**STATED GOAL**
Pictures aside, quote the whole listing exactly.
▬▬▬
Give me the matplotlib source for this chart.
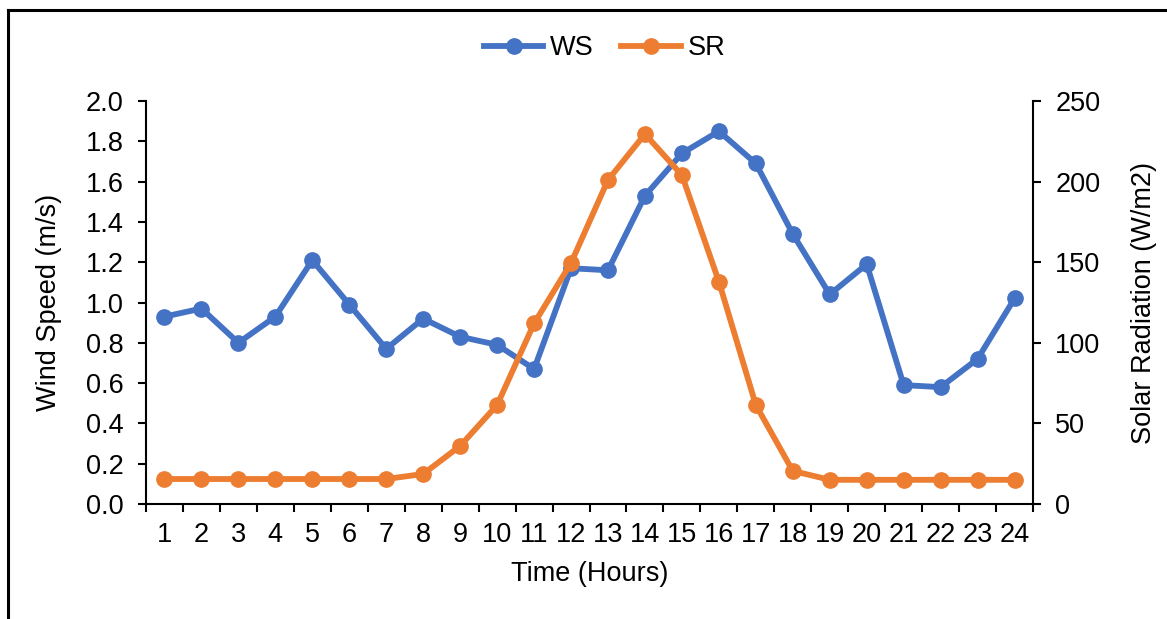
import numpy as np
import matplotlib.pyplot as plt
from matplotlib.lines import Line2D

plt.rcParams['font.family'] = ['Liberation Sans', 'DejaVu Sans']

hours = list(range(1, 25))
ws = [0.93, 0.97, 0.80, 0.93, 1.21, 0.99, 0.77, 0.92, 0.83, 0.79, 0.67, 1.17,
      1.16, 1.53, 1.74, 1.85, 1.69, 1.34, 1.04, 1.19, 0.59, 0.58, 0.72, 1.02]
sr = [15.5, 15.5, 15.5, 15.5, 15.5, 15.5, 15.5, 18.6, 36, 61.4, 112, 149.5,
      201, 229.5, 204, 138, 61.4, 20.5, 15, 15, 15, 15, 15, 15]

blue = '#4472C4'
orange = '#ED7D31'
fs = 19.5

fig = plt.figure(figsize=(11.67, 6.19), dpi=100)
ax = fig.add_axes([0.1251, 0.1858, 0.7601, 0.651])
ax2 = ax.twinx()

l1, = ax.plot(hours, ws, color=blue, lw=4.2, marker='o', ms=11, label='WS', zorder=3)
l2, = ax2.plot(hours, sr, color=orange, lw=4.2, marker='o', ms=11, label='SR', zorder=3)

ax.set_xlim(0.5, 24.5)
ax.set_ylim(0, 2.0)
ax2.set_ylim(0, 250)
ax.set_yticks(np.arange(0, 2.01, 0.2))
ax.set_yticklabels([f'{v:.1f}' for v in np.arange(0, 2.01, 0.2)])
ax2.set_yticks(np.arange(0, 251, 50))

# category labels at centres, tick marks between categories
ax.set_xticks(hours)
ax.set_xticklabels([str(h) for h in hours])
ax.set_xticks(np.arange(0.5, 25, 1), minor=True)
ax.tick_params(axis='x', which='major', length=0, pad=13, labelsize=fs)
ax.tick_params(axis='x', which='minor', length=6, width=1.5, direction='out')
ax.tick_params(axis='y', length=6, width=1.5, labelsize=fs, pad=10)
ax2.tick_params(axis='y', length=6, width=1.5, labelsize=fs, pad=10)

for a in (ax, ax2):
    a.spines['top'].set_visible(False)
    for s in ('left', 'right', 'bottom'):
        a.spines[s].set_linewidth(1.5)
ax.spines['right'].set_visible(False)
ax2.spines['left'].set_visible(False)
ax2.spines['bottom'].set_visible(False)

ax.set_xlabel('Time (Hours)', fontsize=fs, labelpad=9)
ax.set_ylabel('Wind Speed (m/s)', fontsize=fs, labelpad=17)
ax2.set_ylabel('Solar Radiation (W/m2)', fontsize=fs, labelpad=22)

fig.legend(handles=[l1, l2], loc='center', bbox_to_anchor=(0.518, 0.922), ncol=2,
           frameon=False, fontsize=fs, handlelength=2.2, columnspacing=1.0,
           handletextpad=0.25)

# frame lines along the left and top edges
fig.add_artist(Line2D([8 / 1167, 8 / 1167], [0, 1 - 10 / 619], color='black', lw=2.2,
                      transform=fig.transFigure))
fig.add_artist(Line2D([8 / 1167, 1], [1 - 10 / 619, 1 - 10 / 619], color='black', lw=2.2,
                      transform=fig.transFigure))

fig.savefig('out.png', dpi=100)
▬▬▬
**REPLY TO THE TASK**
Give me the matplotlib source for this chart.
import numpy as np
import matplotlib.pyplot as plt
from matplotlib.lines import Line2D

plt.rcParams['font.family'] = ['Liberation Sans', 'DejaVu Sans']

hours = list(range(1, 25))
ws = [0.93, 0.97, 0.80, 0.93, 1.21, 0.99, 0.77, 0.92, 0.83, 0.79, 0.67, 1.17,
      1.16, 1.53, 1.74, 1.85, 1.69, 1.34, 1.04, 1.19, 0.59, 0.58, 0.72, 1.02]
sr = [15.5, 15.5, 15.5, 15.5, 15.5, 15.5, 15.5, 18.6, 36, 61.4, 112, 149.5,
      201, 229.5, 204, 138, 61.4, 20.5, 15, 15, 15, 15, 15, 15]

blue = '#4472C4'
orange = '#ED7D31'
fs = 19.5

fig = plt.figure(figsize=(11.67, 6.19), dpi=100)
ax = fig.add_axes([0.1251, 0.1858, 0.7601, 0.651])
ax2 = ax.twinx()

l1, = ax.plot(hours, ws, color=blue, lw=4.2, marker='o', ms=11, label='WS', zorder=3)
l2, = ax2.plot(hours, sr, color=orange, lw=4.2, marker='o', ms=11, label='SR', zorder=3)

ax.set_xlim(0.5, 24.5)
ax.set_ylim(0, 2.0)
ax2.set_ylim(0, 250)
ax.set_yticks(np.arange(0, 2.01, 0.2))
ax.set_yticklabels([f'{v:.1f}' for v in np.arange(0, 2.01, 0.2)])
ax2.set_yticks(np.arange(0, 251, 50))

# category labels at centres, tick marks between categories
ax.set_xticks(hours)
ax.set_xticklabels([str(h) for h in hours])
ax.set_xticks(np.arange(0.5, 25, 1), minor=True)
ax.tick_params(axis='x', which='major', length=0, pad=13, labelsize=fs)
ax.tick_params(axis='x', which='minor', length=6, width=1.5, direction='out')
ax.tick_params(axis='y', length=6, width=1.5, labelsize=fs, pad=10)
ax2.tick_params(axis='y', length=6, width=1.5, labelsize=fs, pad=10)

for a in (ax, ax2):
    a.spines['top'].set_visible(False)
    for s in ('left', 'right', 'bottom'):
        a.spines[s].set_linewidth(1.5)
ax.spines['right'].set_visible(False)
ax2.spines['left'].set_visible(False)
ax2.spines['bottom'].set_visible(False)

ax.set_xlabel('Time (Hours)', fontsize=fs, labelpad=9)
ax.set_ylabel('Wind Speed (m/s)', fontsize=fs, labelpad=17)
ax2.set_ylabel('Solar Radiation (W/m2)', fontsize=fs, labelpad=22)

fig.legend(handles=[l1, l2], loc='center', bbox_to_anchor=(0.518, 0.922), ncol=2,
           frameon=False, fontsize=fs, handlelength=2.2, columnspacing=1.0,
           handletextpad=0.25)

# frame lines along the left and top edges
fig.add_artist(Line2D([8 / 1167, 8 / 1167], [0, 1 - 10 / 619], color='black', lw=2.2,
                      transform=fig.transFigure))
fig.add_artist(Line2D([8 / 1167, 1], [1 - 10 / 619, 1 - 10 / 619], color='black', lw=2.2,
                      transform=fig.transFigure))

fig.savefig('out.png', dpi=100)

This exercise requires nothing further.